El Perú se aferra con todas sus fuerzas a la idea barroca de la locura, un temor mayor incluso que el de la muerte, porque la muerte es parte de la vida, pero la locura degrada al ser humano. Nada es más falso. Las enfermedades mentales no degradan al ser humano, lo degradamos todos nosotros al mirarlas con miedo.
La salud mental es un condicionante permanente de nuestro bienestar y también es el que más ignoramos. No necesito escribir estadísticas para que quienes lean esto puedan recordar a al menos un “loquito” que vieron en las calles. Sin embargo, es verdad que las cifras de suicidios son alarmantes –6.606 en los últimos diez años, según el Sistema Nacional de Defunciones– y que es descorazonador saber que del presupuesto para salud pública en el Perú solo el 1,6% está destinado a la salud mental, según ECData de El Comercio: S/15 por habitante. A ello se suma que hay pocos estudiantes de Medicina que desean ser psiquiatras. ¿Por qué habrían de quererlo? Si aceptamos respetar más a cirujanos y nefrólogos, si ocho regiones del país no tienen centros de salud mental para especializarse, si en seis regiones ni siquiera hay psiquiatras y si nuestra propia educación médica nos genera problemas de salud mental.

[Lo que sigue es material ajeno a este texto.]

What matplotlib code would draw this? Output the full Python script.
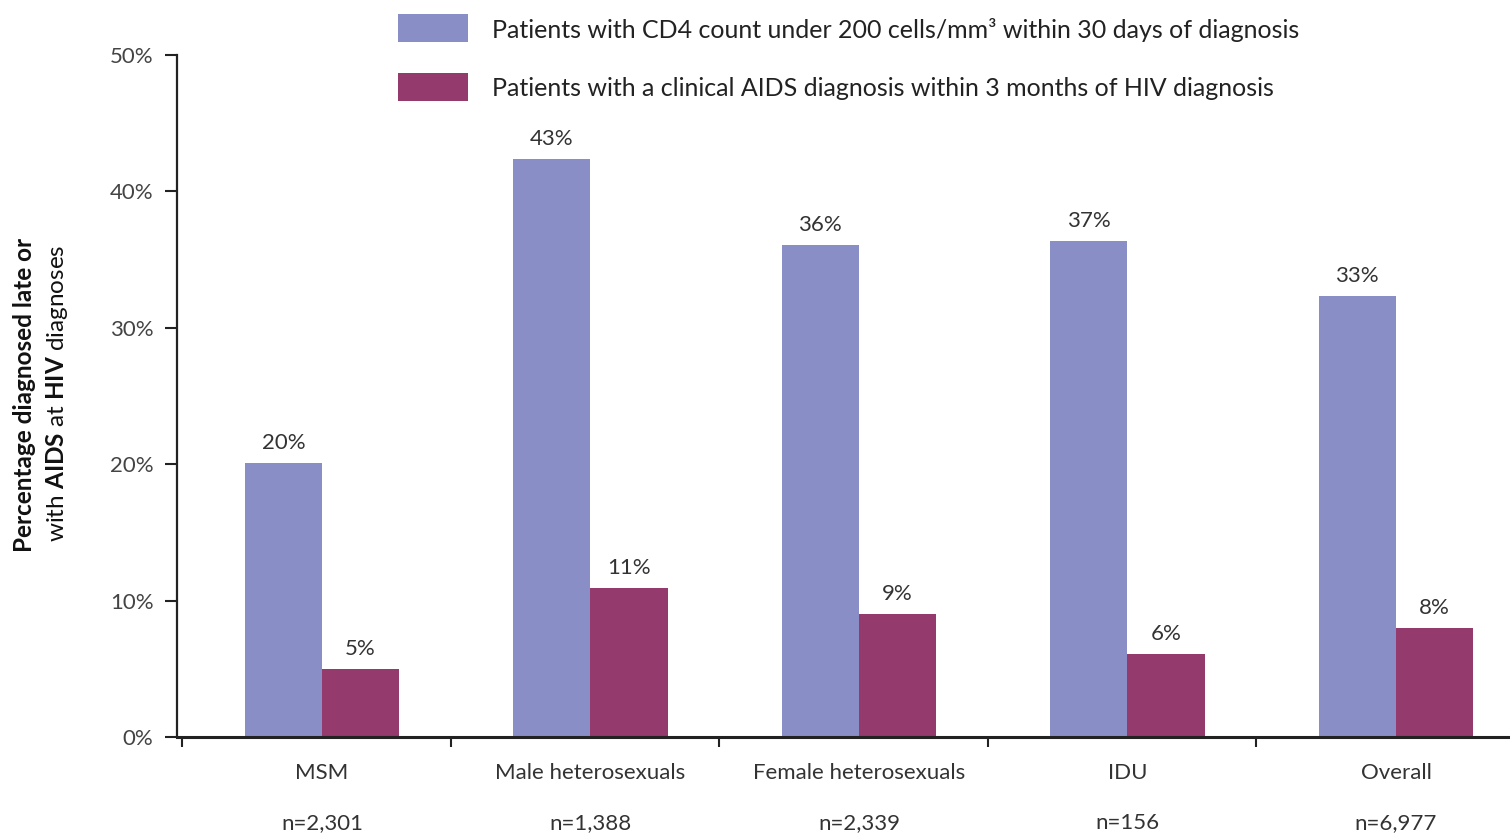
import matplotlib
matplotlib.use("Agg")
import matplotlib.pyplot as plt
from matplotlib.patches import Rectangle
from matplotlib.transforms import blended_transform_factory
import numpy as np

plt.rcParams['font.family'] = ['Lato', 'DejaVu Sans']
plt.rcParams['mathtext.fontset'] = 'custom'
plt.rcParams['mathtext.rm'] = 'Lato'
plt.rcParams['mathtext.bf'] = 'Lato:bold'

categories = ["MSM", "Male heterosexuals", "Female heterosexuals", "IDU", "Overall"]
n_labels = ["n=2,301", "n=1,388", "n=2,339", "n=156", "n=6,977"]
series_names = ["Patients with CD4 count under 200 cells/mm³ within 30 days of diagnosis",
                "Patients with a clinical AIDS diagnosis within 3 months of HIV diagnosis"]
cd4_values = [20.1, 42.4, 36.1, 36.4, 32.3]
cd4_labels = ["20%", "43%", "36%", "37%", "33%"]
aids_values = [5.0, 10.9, 9.0, 6.1, 8.0]
aids_labels = ["5%", "11%", "9%", "6%", "8%"]
yticks = [0, 10, 20, 30, 40, 50]

colors = ["#8A8EC6", "#943A6C"]
text_color = "#333333"
fs = 16

W, H = 1510, 836
fig = plt.figure(figsize=(W / 100, H / 100), dpi=100)
ax = fig.add_axes([177 / W, (H - 737) / H, (W - 177) / W, 682 / H])

x = np.arange(len(categories))
bw = 0.288
b1 = ax.bar(x - bw / 2, cd4_values, bw, color=colors[0], linewidth=0)
b2 = ax.bar(x + bw / 2, aids_values, bw, color=colors[1], linewidth=0)

for bars, labels in ((b1, cd4_labels), (b2, aids_labels)):
    for rect, lab in zip(bars, labels):
        ax.annotate(lab, (rect.get_x() + rect.get_width() / 2, rect.get_height()),
                    xytext=(0, 14.4), textcoords="offset points", ha="center", va="center",
                    fontsize=fs, color=text_color)

ax.set_ylim(0, 50)
ax.set_xlim(-0.54, -0.54 + (W - 177) / 268.5)
ax.set_yticks(yticks)
ax.set_yticklabels([f"{v}%" for v in yticks], fontsize=fs, color="#444444")
ax.set_xticks(x - 0.52)
ax.set_xticklabels([])
ax.tick_params(axis='y', direction='out', length=9, width=1.5, pad=8, color="#222222")
ax.tick_params(axis='x', direction='out', length=7, width=1.5, color="#222222")

for s in ["top", "right"]:
    ax.spines[s].set_visible(False)
ax.spines["left"].set_linewidth(1.6)
ax.spines["bottom"].set_linewidth(2.2)
ax.spines["left"].set_color("#222222")
ax.spines["bottom"].set_color("#222222")

trans = blended_transform_factory(ax.transData, ax.transAxes)
for xi, cat, nl in zip(x, categories, n_labels):
    ax.text(xi, -0.0528, cat, transform=trans, ha="center", va="center",
            fontsize=fs, color=text_color)
    ax.text(xi, -0.126, nl, transform=trans, ha="center", va="center",
            fontsize=fs, color=text_color)

# y label (two lines)
fig.text(25 / W, 1 - 395 / H, "Percentage diagnosed late or", rotation=90,
         ha="center", va="center", fontsize=17.5, fontweight="bold", color="#111111")
fig.text(57 / W, 1 - 393 / H, r"with $\mathbf{AIDS}$ at $\mathbf{HIV}$ diagnoses", rotation=90,
         ha="center", va="center", fontsize=17.5, color="#111111")

# legend
for i, (name, c) in enumerate(zip(series_names, colors)):
    yc = 28 + i * 59
    fig.add_artist(Rectangle((398 / W, 1 - (yc + 14) / H), 70 / W, 28 / H,
                             transform=fig.transFigure, facecolor=c, edgecolor="none"))
    fig.text(492 / W, 1 - (yc + 2) / H, name, ha="left", va="center", fontsize=18,
             color="#222222")

fig.savefig("out.png", dpi=100)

A pesar de los esfuerzos, no hay solución clara, pero sí un camino largo, difícil y poco explorado. Debemos aceptar que tenemos la libertad de sentirnos mal y, por tanto, podemos buscar ayuda. Paralelamente, exigir más conversación política y de salud acerca del tema para comprender y mejorar los enrevesados factores que generan este problema. Y por nuestro lado, todo el personal de salud y todo ciudadano debe aprender que nuestra profesión no solo “salva vidas”, sino que las mejora, les devuelve dignidad y les da una nueva oportunidad.
Por favor, hagámoslo por todas las personas que no se encontraron en este mundo y decidieron irse.